YOUR INSTRUCTIONS: Note each line where "this" appears, and copy it.

EXTRACTED ENTRIES:
--- BEGIN ---
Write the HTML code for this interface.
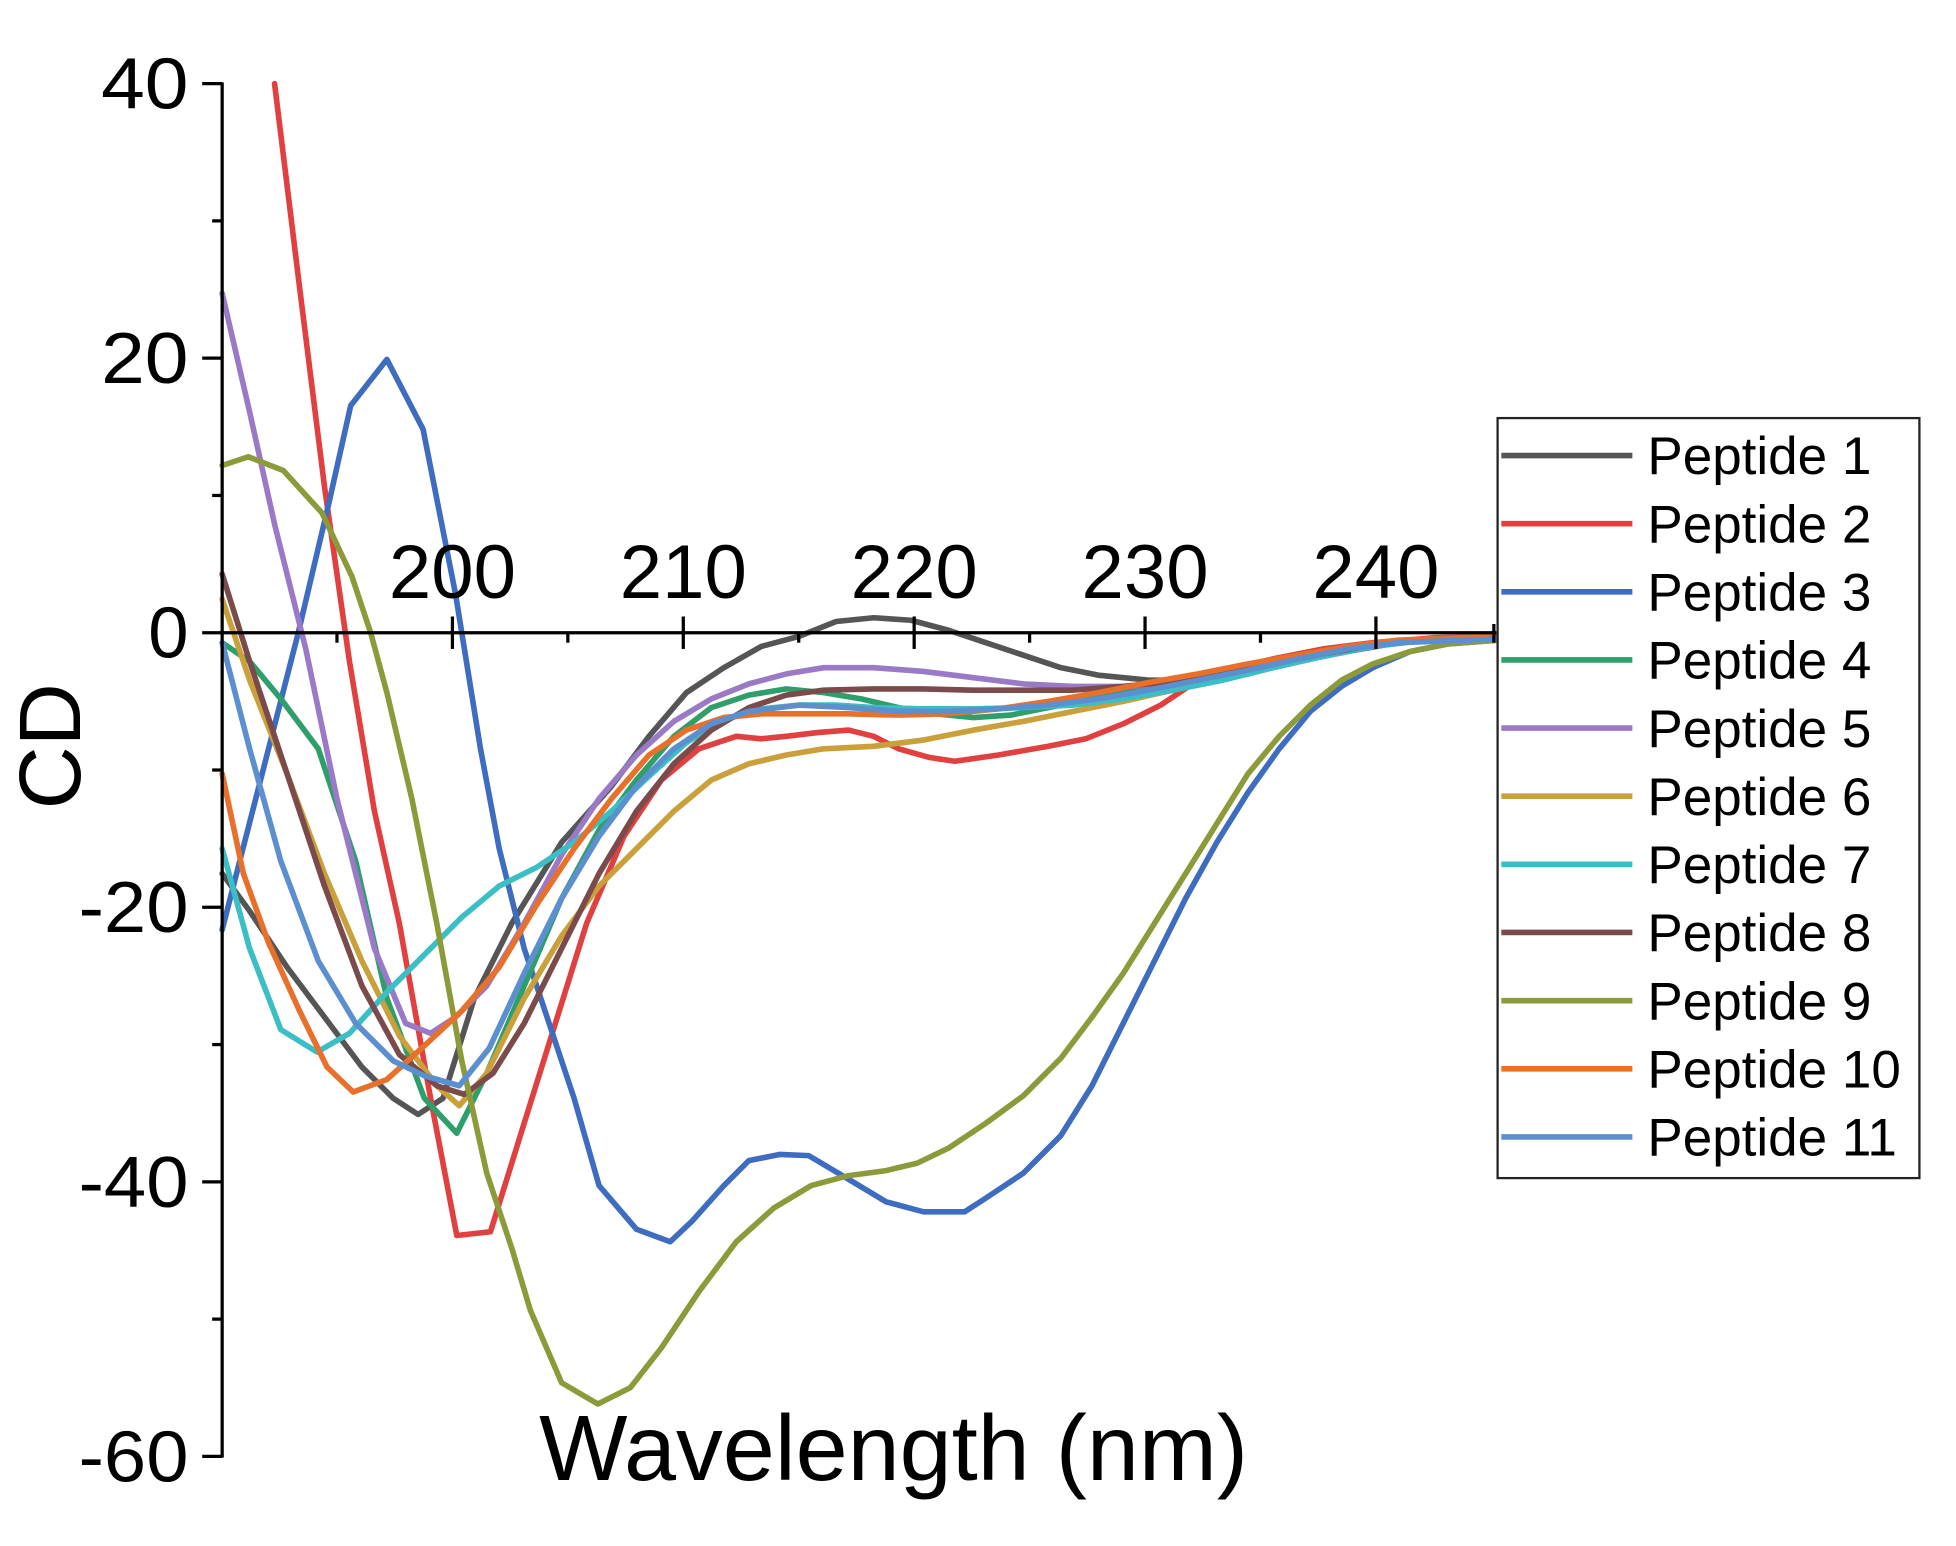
--- END ---
--- BEGIN ---
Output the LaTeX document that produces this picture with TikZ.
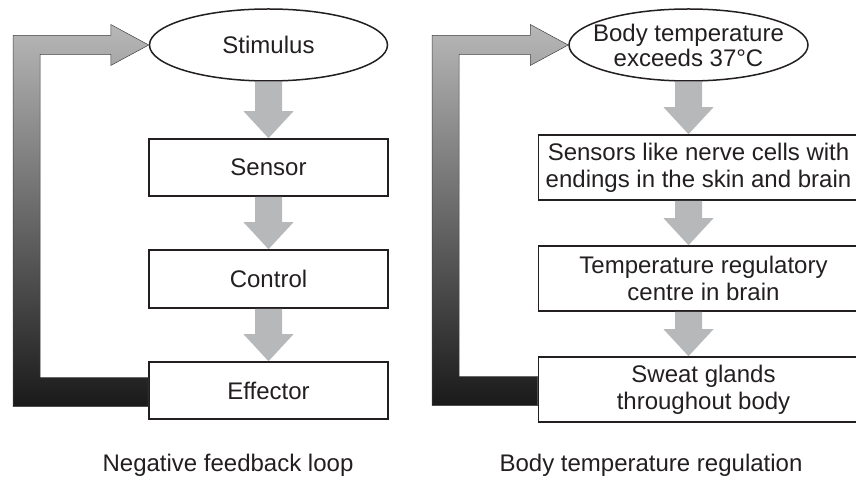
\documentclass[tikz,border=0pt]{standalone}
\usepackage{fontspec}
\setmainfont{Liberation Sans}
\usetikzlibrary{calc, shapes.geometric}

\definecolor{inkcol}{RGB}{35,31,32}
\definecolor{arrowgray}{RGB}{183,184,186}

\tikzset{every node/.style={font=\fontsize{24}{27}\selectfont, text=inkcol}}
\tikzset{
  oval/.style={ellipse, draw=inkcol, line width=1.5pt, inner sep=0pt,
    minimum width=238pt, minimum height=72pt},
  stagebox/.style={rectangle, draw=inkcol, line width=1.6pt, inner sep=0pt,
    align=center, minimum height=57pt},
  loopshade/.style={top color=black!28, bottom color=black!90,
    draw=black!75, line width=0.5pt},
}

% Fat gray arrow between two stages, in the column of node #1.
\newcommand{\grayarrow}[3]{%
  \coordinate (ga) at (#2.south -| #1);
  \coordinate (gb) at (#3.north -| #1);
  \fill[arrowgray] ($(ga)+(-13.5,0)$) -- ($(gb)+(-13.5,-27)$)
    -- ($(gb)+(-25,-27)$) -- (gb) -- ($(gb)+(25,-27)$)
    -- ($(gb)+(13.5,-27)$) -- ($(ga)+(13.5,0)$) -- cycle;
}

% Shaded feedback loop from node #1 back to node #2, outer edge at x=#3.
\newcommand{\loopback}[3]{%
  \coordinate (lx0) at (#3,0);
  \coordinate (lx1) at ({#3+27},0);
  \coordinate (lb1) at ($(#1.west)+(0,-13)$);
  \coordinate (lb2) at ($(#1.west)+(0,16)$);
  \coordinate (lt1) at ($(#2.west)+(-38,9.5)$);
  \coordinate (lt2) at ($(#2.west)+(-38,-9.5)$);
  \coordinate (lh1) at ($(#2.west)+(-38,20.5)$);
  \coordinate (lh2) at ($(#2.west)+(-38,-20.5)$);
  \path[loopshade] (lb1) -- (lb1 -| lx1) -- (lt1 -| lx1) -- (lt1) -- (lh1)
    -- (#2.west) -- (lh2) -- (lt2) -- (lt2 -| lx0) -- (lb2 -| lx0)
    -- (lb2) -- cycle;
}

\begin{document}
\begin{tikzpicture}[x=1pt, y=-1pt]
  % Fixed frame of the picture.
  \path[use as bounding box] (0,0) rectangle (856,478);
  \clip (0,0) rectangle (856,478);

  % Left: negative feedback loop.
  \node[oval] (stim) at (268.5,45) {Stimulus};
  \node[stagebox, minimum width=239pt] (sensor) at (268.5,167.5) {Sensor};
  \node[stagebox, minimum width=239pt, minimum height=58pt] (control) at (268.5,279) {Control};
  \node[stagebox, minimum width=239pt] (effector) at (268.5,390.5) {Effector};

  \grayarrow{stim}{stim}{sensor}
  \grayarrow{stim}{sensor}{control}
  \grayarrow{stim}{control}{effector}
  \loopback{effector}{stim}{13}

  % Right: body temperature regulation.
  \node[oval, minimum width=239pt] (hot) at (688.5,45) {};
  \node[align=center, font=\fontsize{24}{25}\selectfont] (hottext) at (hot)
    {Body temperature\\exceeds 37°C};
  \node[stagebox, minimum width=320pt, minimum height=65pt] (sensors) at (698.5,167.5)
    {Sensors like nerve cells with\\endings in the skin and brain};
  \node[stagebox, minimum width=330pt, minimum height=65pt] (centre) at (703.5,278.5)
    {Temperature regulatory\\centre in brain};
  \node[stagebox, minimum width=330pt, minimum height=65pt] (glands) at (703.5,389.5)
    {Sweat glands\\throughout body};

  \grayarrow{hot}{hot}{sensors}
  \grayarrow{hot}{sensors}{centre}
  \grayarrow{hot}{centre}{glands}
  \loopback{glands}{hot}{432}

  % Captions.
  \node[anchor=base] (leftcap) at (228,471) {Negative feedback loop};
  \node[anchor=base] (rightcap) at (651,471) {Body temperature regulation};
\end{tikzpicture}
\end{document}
--- END ---
EXERCISE OUTPUT:
Write the HTML code for this interface.
Output the LaTeX document that produces this picture with TikZ.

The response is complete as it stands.